Simple conflict of interest that doesn’t exist for other industries, who can actually be milked and controlled by the same group of people. I think we would only see a change here when the incentives change, and people no longer accept being gamed by a broken financial system.

What’s more interesting is that regular people with zero actual knowledge about Bitcoin participate in this scrutinisation, which goes against their own interest. Probably because it’s so easy to scrutinise, when it gets falsely depicted as climate destroying by trusted authorities, used for crimes and speculations and there’s a general push in mainstream culture to scrutinise anything that questions the status quo. They value low-quality misinformation higher just because it’s coming from a place they trust, there’s no verification of anything. It’s easy and trendy to bash it, so people can depict themselves as wannabe critics and climate saviours without actually knowing anything they’re talking about.
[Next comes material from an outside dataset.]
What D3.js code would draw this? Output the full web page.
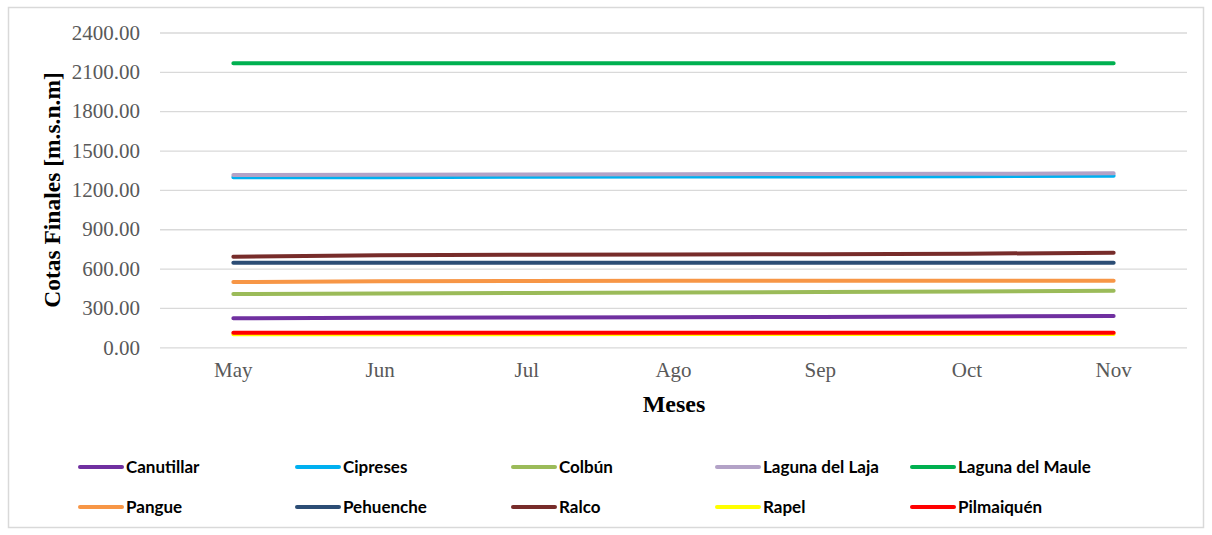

With all this in mind, what do you think will be the future of PoW and Bitcoin mining?

1.   Do you think it will be banned entirely after scaring people with climate change concerns?  
2.   Will they find ways to make it harder to mine Bitcoin? More regulation, bigger taxes, regular inspections, overly complicated paperwork, and heavy fines for not complying with CO2 emissions are some of the ways they could penalize entities involved with PoW mining.
3.   Do you think the world governments could incentivize those still mining with fossil fuels to transition to clean energy?
4.   Or will all this calm down one day, Bitcoin and its POW will be left alone, and world leaders will focus on other, more important things?

Please vote in the poll and share your thoughts and ideas below.

It’s hard to give a general answer, we’ll probably see all four of these in different jurisdictions and changing over time. Mining will be fine.